スタッフ自身からの寄附のみならず、普段私達が支援をしている周辺の村にも支援を呼びかけていったのです。普段は支援される側の村人達が、スタッフの呼びかけに応じそれぞれが少ないながらも善意の寄附をしてくれました。
そして、村人以外の普段オイスカと関係のある人達、そして今はセンター外に住んでいる研修生OB達も続々と寄附の呼びかけに応じてくれました。
また、2008年に私達がサイクロン支援活動をした地域の人がわざわざ遠いセンターまで寄附金を持って来てくれた事もありました。
「あの時にオイスカ、そして日本の方から受けた恩を忘れた事は今まで無い。
今回は自分達に支援を届けてくれた日本が大変だと聞いて、どうしても届けたいと思って持ってきたんだ」
と言って、皆で集めた寄附金を大事に持って来てくれました。
上記の様な額が、それも他国の災害に対する寄附金として集まったというのは、ここミャンマーでも恐らく異例の事だと思います。
今回の出来事を通じ、これまでの私達の活動の意義が実はここにあるのではという思いを強くしました。
つまり、私達が取り組んでいる国際協力活動とは、一方通行のやり取りでは無く、双方向の絆を深めるのに大事な役割があるのだと思ったのです。

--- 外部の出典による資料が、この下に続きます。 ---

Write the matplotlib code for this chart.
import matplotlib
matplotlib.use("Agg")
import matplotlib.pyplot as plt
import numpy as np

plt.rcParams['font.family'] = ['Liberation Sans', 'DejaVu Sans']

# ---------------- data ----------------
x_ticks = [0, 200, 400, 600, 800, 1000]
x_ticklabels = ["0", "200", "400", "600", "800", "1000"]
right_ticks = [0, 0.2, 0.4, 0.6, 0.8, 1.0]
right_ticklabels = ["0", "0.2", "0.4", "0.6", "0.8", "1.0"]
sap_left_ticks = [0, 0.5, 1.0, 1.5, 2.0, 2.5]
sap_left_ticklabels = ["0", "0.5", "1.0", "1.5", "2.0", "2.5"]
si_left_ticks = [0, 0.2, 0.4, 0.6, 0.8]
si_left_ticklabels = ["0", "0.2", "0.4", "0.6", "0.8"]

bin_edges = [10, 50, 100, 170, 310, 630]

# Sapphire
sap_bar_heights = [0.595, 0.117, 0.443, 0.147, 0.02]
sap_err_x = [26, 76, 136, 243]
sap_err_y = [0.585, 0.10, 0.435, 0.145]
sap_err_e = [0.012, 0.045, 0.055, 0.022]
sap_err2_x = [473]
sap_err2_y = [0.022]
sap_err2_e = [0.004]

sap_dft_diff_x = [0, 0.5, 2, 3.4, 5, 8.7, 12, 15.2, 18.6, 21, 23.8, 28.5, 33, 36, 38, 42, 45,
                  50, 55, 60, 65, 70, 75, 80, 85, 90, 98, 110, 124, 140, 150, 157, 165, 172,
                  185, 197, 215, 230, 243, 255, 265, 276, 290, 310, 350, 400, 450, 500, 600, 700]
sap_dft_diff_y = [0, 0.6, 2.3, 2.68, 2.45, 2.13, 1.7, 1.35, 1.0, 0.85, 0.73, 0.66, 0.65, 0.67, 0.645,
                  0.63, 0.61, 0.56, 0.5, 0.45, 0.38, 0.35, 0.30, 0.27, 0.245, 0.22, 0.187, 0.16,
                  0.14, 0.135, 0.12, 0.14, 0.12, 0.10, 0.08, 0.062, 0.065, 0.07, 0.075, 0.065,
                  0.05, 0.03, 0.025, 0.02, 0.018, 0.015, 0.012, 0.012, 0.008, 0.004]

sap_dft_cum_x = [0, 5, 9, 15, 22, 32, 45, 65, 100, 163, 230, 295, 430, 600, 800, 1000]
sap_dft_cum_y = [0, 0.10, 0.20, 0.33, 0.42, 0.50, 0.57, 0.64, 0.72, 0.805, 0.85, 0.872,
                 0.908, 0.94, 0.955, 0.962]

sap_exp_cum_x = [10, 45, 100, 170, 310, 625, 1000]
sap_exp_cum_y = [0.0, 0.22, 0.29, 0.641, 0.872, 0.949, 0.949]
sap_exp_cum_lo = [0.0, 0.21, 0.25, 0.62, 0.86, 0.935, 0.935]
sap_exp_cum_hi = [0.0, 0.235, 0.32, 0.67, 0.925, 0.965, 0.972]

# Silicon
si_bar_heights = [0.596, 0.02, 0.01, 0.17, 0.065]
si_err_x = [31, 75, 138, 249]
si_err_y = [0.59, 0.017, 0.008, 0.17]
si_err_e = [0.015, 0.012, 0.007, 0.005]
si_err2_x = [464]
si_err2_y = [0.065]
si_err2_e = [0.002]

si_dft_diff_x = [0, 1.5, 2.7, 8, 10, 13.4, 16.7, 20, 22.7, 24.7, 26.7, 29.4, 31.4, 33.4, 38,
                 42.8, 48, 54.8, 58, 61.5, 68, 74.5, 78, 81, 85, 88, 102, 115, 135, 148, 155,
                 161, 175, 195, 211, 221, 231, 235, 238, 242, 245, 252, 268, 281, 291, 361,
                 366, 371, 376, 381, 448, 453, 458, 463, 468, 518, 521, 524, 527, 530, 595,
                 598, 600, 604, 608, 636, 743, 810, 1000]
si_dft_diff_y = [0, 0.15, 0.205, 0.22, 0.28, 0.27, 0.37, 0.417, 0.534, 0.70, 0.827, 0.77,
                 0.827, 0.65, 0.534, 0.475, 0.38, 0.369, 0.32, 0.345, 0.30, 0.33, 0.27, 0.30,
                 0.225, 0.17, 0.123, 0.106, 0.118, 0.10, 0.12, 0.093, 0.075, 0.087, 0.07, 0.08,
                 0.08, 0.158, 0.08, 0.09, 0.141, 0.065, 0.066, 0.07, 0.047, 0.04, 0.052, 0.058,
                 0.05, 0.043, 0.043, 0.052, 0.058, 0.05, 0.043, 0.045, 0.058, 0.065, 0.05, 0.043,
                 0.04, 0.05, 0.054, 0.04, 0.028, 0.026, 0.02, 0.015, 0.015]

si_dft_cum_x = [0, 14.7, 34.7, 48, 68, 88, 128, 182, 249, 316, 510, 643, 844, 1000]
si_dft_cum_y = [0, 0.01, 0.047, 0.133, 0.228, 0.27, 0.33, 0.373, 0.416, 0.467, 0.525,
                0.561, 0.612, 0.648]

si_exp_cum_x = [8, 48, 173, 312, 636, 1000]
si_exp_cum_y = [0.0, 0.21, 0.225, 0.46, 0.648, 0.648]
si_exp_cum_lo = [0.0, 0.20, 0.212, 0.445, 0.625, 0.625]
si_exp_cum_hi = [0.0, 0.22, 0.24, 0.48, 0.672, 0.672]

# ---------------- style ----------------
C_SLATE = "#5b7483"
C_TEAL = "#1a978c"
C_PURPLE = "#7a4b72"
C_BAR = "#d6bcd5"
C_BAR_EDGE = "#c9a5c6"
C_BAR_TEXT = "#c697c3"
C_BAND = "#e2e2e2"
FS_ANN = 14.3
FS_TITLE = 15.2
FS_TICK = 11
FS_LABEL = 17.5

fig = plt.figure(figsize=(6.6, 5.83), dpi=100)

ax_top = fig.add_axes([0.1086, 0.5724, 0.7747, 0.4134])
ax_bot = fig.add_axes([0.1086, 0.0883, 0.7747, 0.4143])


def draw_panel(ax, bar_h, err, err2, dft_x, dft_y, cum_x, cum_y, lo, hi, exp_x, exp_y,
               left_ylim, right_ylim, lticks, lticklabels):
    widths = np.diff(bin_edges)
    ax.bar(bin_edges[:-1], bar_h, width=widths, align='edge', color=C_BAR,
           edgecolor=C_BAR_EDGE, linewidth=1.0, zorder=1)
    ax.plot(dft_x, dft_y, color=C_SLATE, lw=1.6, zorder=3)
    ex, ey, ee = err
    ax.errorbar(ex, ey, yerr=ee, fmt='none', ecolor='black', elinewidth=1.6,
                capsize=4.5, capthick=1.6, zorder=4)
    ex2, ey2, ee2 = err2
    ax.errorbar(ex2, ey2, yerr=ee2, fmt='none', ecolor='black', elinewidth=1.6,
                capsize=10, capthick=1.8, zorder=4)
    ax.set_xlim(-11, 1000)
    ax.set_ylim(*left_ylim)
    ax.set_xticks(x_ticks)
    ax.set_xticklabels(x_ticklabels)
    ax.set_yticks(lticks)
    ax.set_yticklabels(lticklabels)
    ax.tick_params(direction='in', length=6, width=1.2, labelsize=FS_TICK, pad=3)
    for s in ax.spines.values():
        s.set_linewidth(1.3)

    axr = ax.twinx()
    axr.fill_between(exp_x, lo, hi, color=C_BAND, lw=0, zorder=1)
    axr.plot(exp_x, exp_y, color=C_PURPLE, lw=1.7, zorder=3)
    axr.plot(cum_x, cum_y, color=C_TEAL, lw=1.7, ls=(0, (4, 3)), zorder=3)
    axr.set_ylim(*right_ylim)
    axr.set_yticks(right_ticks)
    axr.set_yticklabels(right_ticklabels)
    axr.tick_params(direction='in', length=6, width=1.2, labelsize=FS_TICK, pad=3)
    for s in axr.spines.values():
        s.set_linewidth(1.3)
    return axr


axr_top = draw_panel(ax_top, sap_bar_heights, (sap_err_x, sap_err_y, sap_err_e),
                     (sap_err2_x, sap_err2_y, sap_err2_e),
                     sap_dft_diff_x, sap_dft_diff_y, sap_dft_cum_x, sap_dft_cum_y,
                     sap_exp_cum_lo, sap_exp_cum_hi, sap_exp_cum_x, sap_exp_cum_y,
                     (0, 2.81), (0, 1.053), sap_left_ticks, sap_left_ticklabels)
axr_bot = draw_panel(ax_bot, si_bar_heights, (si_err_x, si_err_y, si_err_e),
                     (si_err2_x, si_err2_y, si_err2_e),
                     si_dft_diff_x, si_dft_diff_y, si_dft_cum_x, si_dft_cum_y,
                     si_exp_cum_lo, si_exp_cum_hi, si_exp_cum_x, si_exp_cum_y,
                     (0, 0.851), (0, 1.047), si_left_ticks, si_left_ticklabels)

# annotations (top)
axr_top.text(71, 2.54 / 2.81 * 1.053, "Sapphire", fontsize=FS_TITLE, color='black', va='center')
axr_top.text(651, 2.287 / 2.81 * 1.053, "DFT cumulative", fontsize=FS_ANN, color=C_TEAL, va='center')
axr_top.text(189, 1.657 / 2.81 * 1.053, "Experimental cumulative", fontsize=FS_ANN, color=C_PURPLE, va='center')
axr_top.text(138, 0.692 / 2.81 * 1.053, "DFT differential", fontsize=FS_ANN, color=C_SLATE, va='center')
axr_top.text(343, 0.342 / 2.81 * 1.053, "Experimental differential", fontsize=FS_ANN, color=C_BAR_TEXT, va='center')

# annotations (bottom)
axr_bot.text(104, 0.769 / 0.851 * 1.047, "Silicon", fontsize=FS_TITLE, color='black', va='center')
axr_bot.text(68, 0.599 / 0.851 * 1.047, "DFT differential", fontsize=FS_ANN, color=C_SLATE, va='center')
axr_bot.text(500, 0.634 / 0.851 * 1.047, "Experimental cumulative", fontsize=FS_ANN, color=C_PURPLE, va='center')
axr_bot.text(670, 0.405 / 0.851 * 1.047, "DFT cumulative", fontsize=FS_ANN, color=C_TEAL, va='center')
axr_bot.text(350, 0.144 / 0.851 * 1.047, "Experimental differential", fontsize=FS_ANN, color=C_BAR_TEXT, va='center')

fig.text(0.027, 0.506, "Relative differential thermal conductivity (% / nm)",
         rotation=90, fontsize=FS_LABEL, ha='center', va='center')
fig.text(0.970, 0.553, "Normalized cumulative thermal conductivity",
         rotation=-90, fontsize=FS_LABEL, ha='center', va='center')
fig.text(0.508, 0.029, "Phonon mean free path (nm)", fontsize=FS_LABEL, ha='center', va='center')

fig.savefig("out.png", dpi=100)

すぐに目に見える成果と言えないかもしれないが、もっと大事な精神的な繋がり、お互いを思いやる関係を私達オイスカとミャンマーの人達はこれまでの取り組みを通じて築いてこれたのだと思いました。
これからも、私達オイスカ・ミャンマー事業はこの大事な絆をより多くのミャンマー人と築き、そして深めていく事ができればと思っています。

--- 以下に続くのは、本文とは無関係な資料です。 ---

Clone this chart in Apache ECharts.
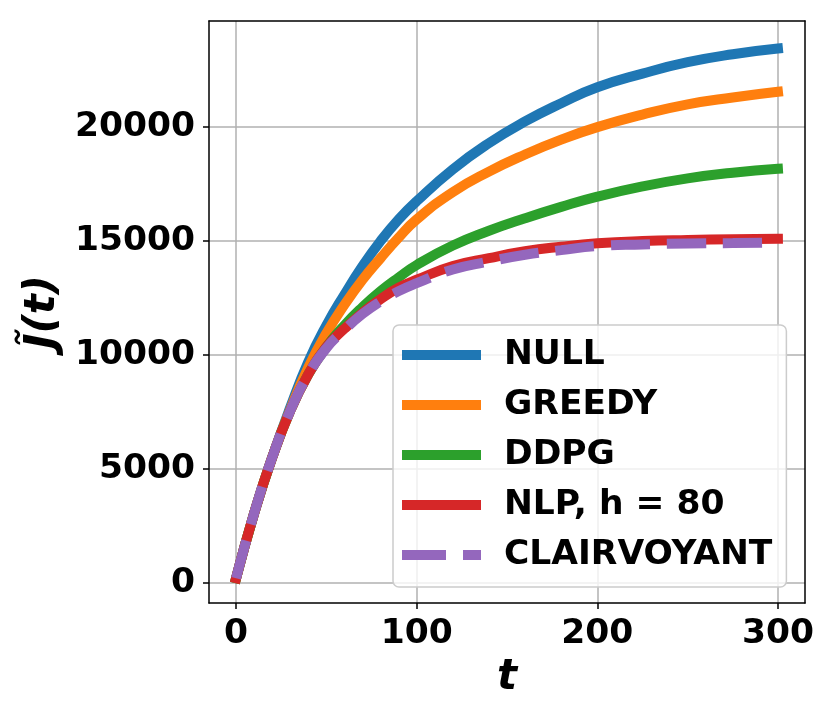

言葉は通じなくてもまごころは通じる。私たちNGOができる国際協力の事業規模はODAに比べれば微々たるもの。でも、NGOにしかできない国際協力が「人」と「人」をあたたかな気持ちでつなぐこと。
このミャンマーからの寄付は、そんなことを思わせてくれるあたたかなエピソードです。
ミャンマーが支援を必要としている今、今度は私たちがお返しする番です。